Tre donne, maschere protettive e abiti austeri. Una prima scena di passaggio da un mondo a un altro, da ciò che è manifesto a ciò che invece è celato, dal conosciuto all’inaspettato; le donne, spogliate dai loro abiti, rivelano la loro vera natura diventando parte di questa nuova dimensione.
Un inizio tutt’altro che semplice quello di Dada Tango, spettacolo di Matteo Bittante, in scena negli spazi del Dancehaus lo scorso 21 giugno.
Dadaismo e Tango, arte e non solo arte, danza e non solo danza. Ecco cosa potrebbero avere in comune questi due mondi: non basta un’etichetta per definirne i confini, per delimitare quella intrinseca potenza espressiva che entrambi possiedono.

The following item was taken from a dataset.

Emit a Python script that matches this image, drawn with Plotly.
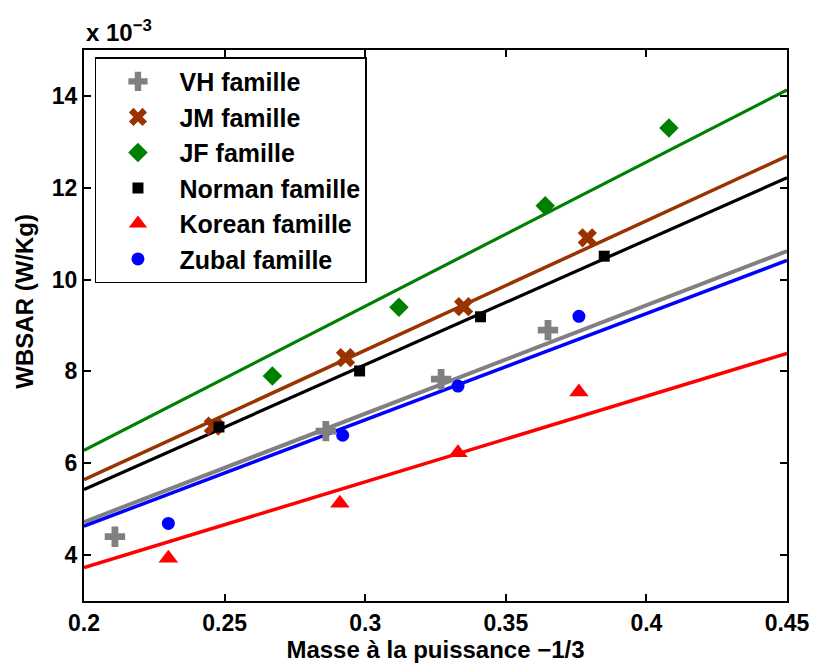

Ma andiamo con ordine… No immediatamente mi correggo, poiché un ordine non c’è. Dada Tango è fatto di suggestioni, di frammenti, di istantanee senza un’evidente successione logica. Ciò che è dato di sapere allo spettatore è che si trova all’interno del Cabaret Voltaire, dove, storicamente, la genialità contorta Dada è venuta alla luce, che, tuttavia, assume l’aspetto e l’atmosfera di una Milonga. Il contesto appare come l’unico punto fermo all’interno di uno spettacolo dall’andamento sconnesso, quasi fosse un inarrestabile flusso di movimento e intuizione.

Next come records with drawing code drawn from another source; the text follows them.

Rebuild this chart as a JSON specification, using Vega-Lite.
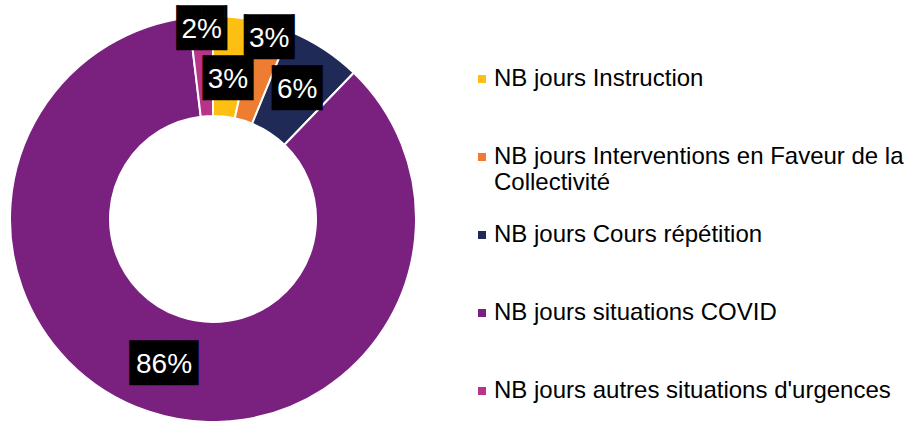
{
  "$schema": "https://vega.github.io/schema/vega-lite/v6.json",
  "width": 406,
  "height": 404,
  "autosize": {"type": "none"},
  "padding": {"left": 10, "top": 17, "right": 492, "bottom": 0},
  "background": "white",
  "data": {"values": [
    {"cat": "NB jours Instruction", "value": 3.4, "label": "3%", "o": 1},
    {"cat": "NB jours Interventions en Faveur de la Collectivité", "value": 2.8, "label": "3%", "o": 2},
    {"cat": "NB jours Cours répétition", "value": 6.0, "label": "6%", "o": 3},
    {"cat": "NB jours situations COVID", "value": 85.9, "label": "86%", "o": 4},
    {"cat": "NB jours autres situations d'urgences", "value": 1.9, "label": "2%", "o": 5}
  ]},
  "encoding": {
    "theta": {"field": "value", "type": "quantitative", "stack": true},
    "order": {"field": "o", "type": "quantitative"}
  },
  "layer": [
    {
      "mark": {"type": "arc", "radius": 203, "radius2": 103, "stroke": "white", "strokeWidth": 2},
      "encoding": {
        "color": {
          "field": "cat", "type": "nominal",
          "scale": {
            "domain": ["NB jours Instruction", "NB jours Interventions en Faveur de la Collectivité", "NB jours Cours répétition", "NB jours situations COVID", "NB jours autres situations d'urgences"],
            "range": ["#FDBF11", "#EE7D31", "#1F2B56", "#7A2180", "#B8338A"]
          },
          "legend": {
            "title": null,
            "orient": "none",
            "legendX": 460,
            "legendY": 50,
            "padding": 0,
            "symbolType": "square",
            "symbolSize": 64,
            "symbolStrokeWidth": 0,
            "labelFont": "Liberation Sans",
            "labelFontSize": 24,
            "labelColor": "#000000",
            "labelLimit": 0,
            "labelOffset": 0,
            "rowPadding": 28,
            "labelExpr": "datum.label == 'NB jours Interventions en Faveur de la Collectivité' ? ['NB jours Interventions en Faveur de la', 'Collectivité'] : [datum.label, '']",
            "encode": {
              "labels": {"update": {"dy": {"value": 13}, "lineHeight": {"value": 26}}}
            }
          }
        }
      }
    },
    {
      "mark": {"type": "text", "radius": 154, "font": "DejaVu Sans Mono", "fontSize": 38, "color": "black", "align": "center", "baseline": "middle"},
      "encoding": {"text": {"condition": [{"test": "datum.o == 4", "value": "███"}, {"test": "datum.o == 3", "value": "▕██▏"}], "value": ""}}
    },
    {
      "mark": {"type": "text", "radius": 154, "font": "Liberation Sans", "fontSize": 28, "color": "white", "align": "center", "baseline": "middle"},
      "encoding": {"text": {"condition": {"test": "datum.o == 3 || datum.o == 4", "field": "label"}, "value": ""}}
    },
    {
      "mark": {"type": "text", "radius": 189, "font": "DejaVu Sans Mono", "fontSize": 38, "color": "black", "align": "center", "baseline": "middle"},
      "encoding": {"text": {"condition": {"test": "datum.o == 2 || datum.o == 5", "value": "▕██▏"}, "value": ""}}
    },
    {
      "mark": {"type": "text", "radius": 189, "font": "Liberation Sans", "fontSize": 28, "color": "white", "align": "center", "baseline": "middle"},
      "encoding": {"text": {"condition": {"test": "datum.o == 2 || datum.o == 5", "field": "label"}, "value": ""}}
    },
    {
      "mark": {"type": "text", "radius": 140, "font": "DejaVu Sans Mono", "fontSize": 38, "color": "black", "align": "center", "baseline": "middle"},
      "encoding": {"text": {"condition": {"test": "datum.o == 1", "value": "▕██▏"}, "value": ""}}
    },
    {
      "mark": {"type": "text", "radius": 140, "font": "Liberation Sans", "fontSize": 28, "color": "white", "align": "center", "baseline": "middle"},
      "encoding": {"text": {"condition": {"test": "datum.o == 1", "field": "label"}, "value": ""}}
    }
  ]
}
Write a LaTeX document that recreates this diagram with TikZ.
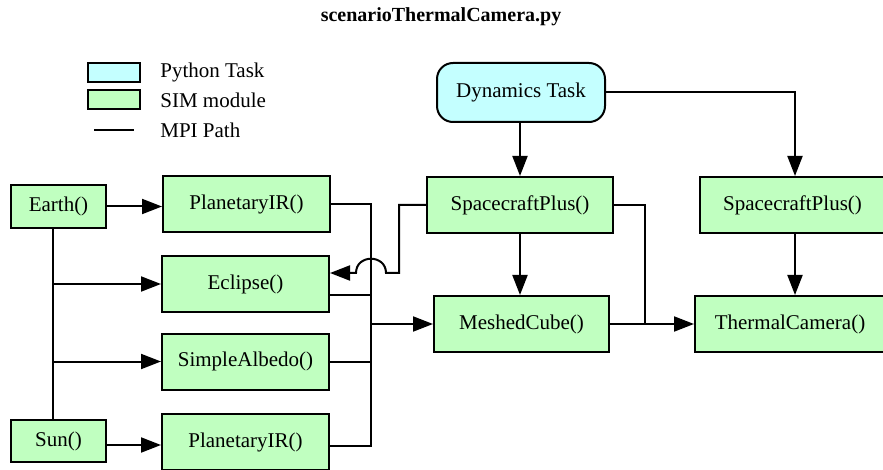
\documentclass[tikz,border=0pt]{standalone}
\usepackage{fontspec}
\setmainfont{Liberation Serif}
\usetikzlibrary{arrows.meta}

\definecolor{simgreen}{RGB}{192,255,192}
\definecolor{pycyan}{RGB}{196,255,255}

\begin{document}
\begin{tikzpicture}[x=1pt,y=-1pt,line width=2pt,
    >={Triangle[length=20pt,width=15pt]},
    font=\fontsize{21}{24}\selectfont]

        \clip (0,0) rectangle (883,470);

        \node[font=\fontsize{20}{24}\selectfont\bfseries] (title) at (441,17) {scenarioThermalCamera.py};

        % legend
        \begin{scope}[every node/.style={draw,inner sep=0pt,minimum width=52pt,minimum height=19pt}]
          \node[fill=pycyan]   (legpy)  at (114,72.5)  {};
          \node[fill=simgreen] (legsim) at (114,100) {};
        \end{scope}
        \coordinate (legA) at (94,130);
        \coordinate (legB) at (134,130);
        \draw (legA) -- (legB);
        \node[anchor=west] (legpytxt)  at (156,72.5) {Python Task};
        \node[anchor=west] (legsimtxt) at (156,100)  {SIM module};
        \node[anchor=west] (legmpitxt) at (156,130)  {MPI Path};

        \node[draw,fill=pycyan,rounded corners=16pt,minimum width=168pt,minimum height=59pt]
          (dyn) at (521,92.5) {Dynamics Task};

        \begin{scope}[every node/.style={draw,fill=simgreen,inner sep=0pt,minimum height=56pt}]
          \node[minimum width=95pt,minimum height=43pt]  (earth) at (58.5,206.5) {Earth()};
          \node[minimum width=95pt,minimum height=42pt]  (sun)   at (58.5,441)   {Sun()};
          \node[minimum width=167pt] (pirE)  at (246.5,204)  {PlanetaryIR()};
          \node[minimum width=167pt] (ecl)   at (245.5,284)  {Eclipse()};
          \node[minimum width=167pt] (alb)   at (245.5,361.5) {SimpleAlbedo()};
          \node[minimum width=167pt] (pirS)  at (245.5,442)  {PlanetaryIR()};
          \node[minimum width=186pt] (scA)   at (520,205)    {SpacecraftPlus()};
          \node[minimum width=175pt] (mesh)  at (521.5,324)  {MeshedCube()};
          \node[minimum width=185pt] (scB)   at (792.5,205)  {SpacecraftPlus()};
          \node[minimum width=190pt] (cam)   at (790,324)    {ThermalCamera()};
        \end{scope}

        \coordinate (spine) at (53,0);
        \coordinate (bus)   at (371,0);
        \coordinate (camJ)  at (645,0);
        \coordinate (drop)  at (795,0);

        % sources
        \draw (spine |- earth.south) -- (spine |- sun.north);
        \draw[->] (earth.east) -- (earth.east -| pirE.west);
        \draw[->] (spine |- ecl.west) -- (ecl.west);
        \draw[->] (spine |- alb.west) -- (alb.west);
        \draw[->] ([yshift=-4pt]sun.east) -- ([yshift=-4pt]sun.east -| pirS.west);

        % environment bus
        \draw (pirE.east) -- (bus |- pirE.east) -- (bus |- 0,446) -- ([yshift=-4pt]pirS.east);
        \draw ([yshift=-11pt]ecl.east) -- (bus |- 0,295);
        \draw (alb.east) -- (bus |- alb.east);
        \draw[->] (bus |- mesh.west) -- (mesh.west);

        % spacecraft to eclipse, hopping over the bus
        \draw[->] (scA.west) -- ++(-27,0) |- (386,273)
          .. controls (386,254) and (356,254) .. (356,273) -- ([yshift=11pt]ecl.east);

        % dynamics
        \draw[->] (scA.north |- dyn.south) -- (scA.north);
        \draw[->] (dyn.east) -- (drop |- dyn.east) -- (drop |- scB.north);
        \draw[->] (scA.south) -- (scA.south |- mesh.north);
        \draw[->] (drop |- scB.south) -- (drop |- cam.north);
        \draw (scA.east) -| (camJ |- mesh.east);
        \draw[->] (mesh.east) -- (cam.west);

      \end{tikzpicture}
\end{document}
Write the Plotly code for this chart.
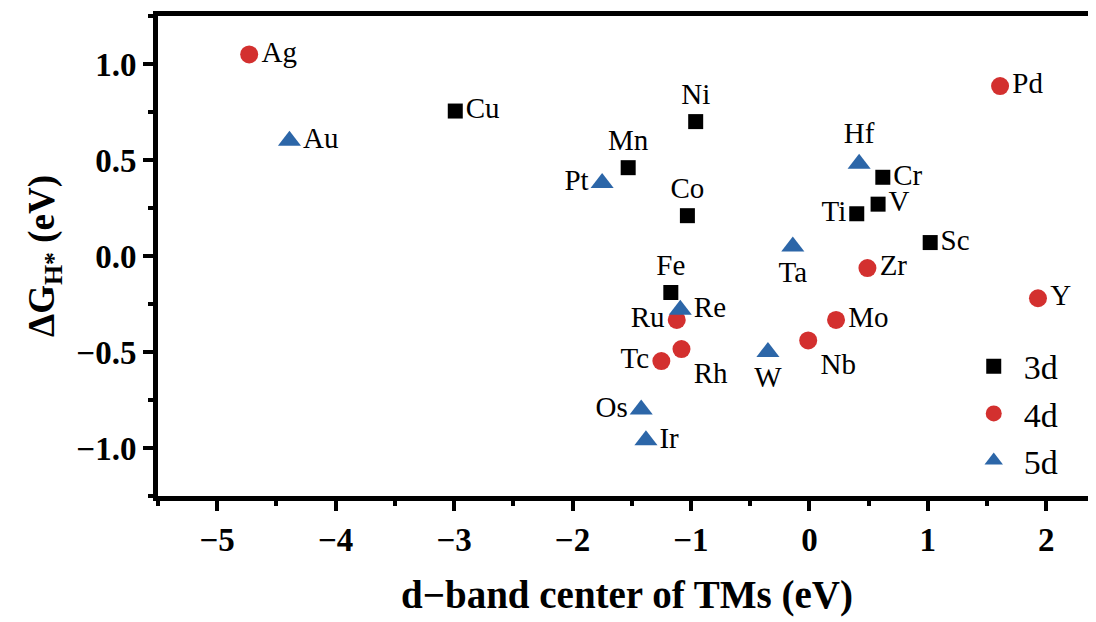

A tenere le redini del gioco sono l’aitante proprietario (Matteo Bittante) e il tanguero (Alejandro Angelica) i quali, in diversi momenti, dominano la scena. L’esaltazione della virilità emerge chiaramente nel corso dello spettacolo, come del resto in tutta la storia del tango, ballo estremamente affascinante ma che, agli inizi, era gestito dalla volontà maschile; l’uomo sceglieva la sua dama per tre balli, ed ella non poteva esimersi dall’assecondare quella decisione. Rude e deciso, potente e pervasivo, una presenza forte nello scorrere dello spettacolo, come quando a ballare sono quattro danzatori uomini, una scena in cui quasi non si sente la mancanza di una figura femminile; a mio parere, è uno dei momenti coreografici meglio riusciti dove, nel mezzo di un tutto incomprensibile, si legge invece chiaramente la sapiente armonia che Bittante ha creato tra il tango e il contemporaneo, tra i passi e i respiri del corpo.
Nonostante il rapporto tra uomo e donna sia notevolmente sbilanciato, con una disparità tra le sensazioni positive maschili e le sofferenze femminili, la donna riesce ad emergere, anche solo illuminata da timide e fugaci fiamme che, nel buio, ne accarezzano il corpo. La donna si svela ma è l‘uomo a mantenere il controllo della scena; è lui che accende le luci, è lui che impartisce gli ordini, è lui che pone le domande ed è ancora lui che guida le danze.
Il non-senso dadaista misto all’irruenza imprevedibile del tango, le immagini forti ma non eccessive, le sospensioni sceniche, l’uso destabilizzante delle luci… uno spettacolo senza storia, non un inizio né una fine certi, solo un lascito di corpi che leggeri si smaterializzano.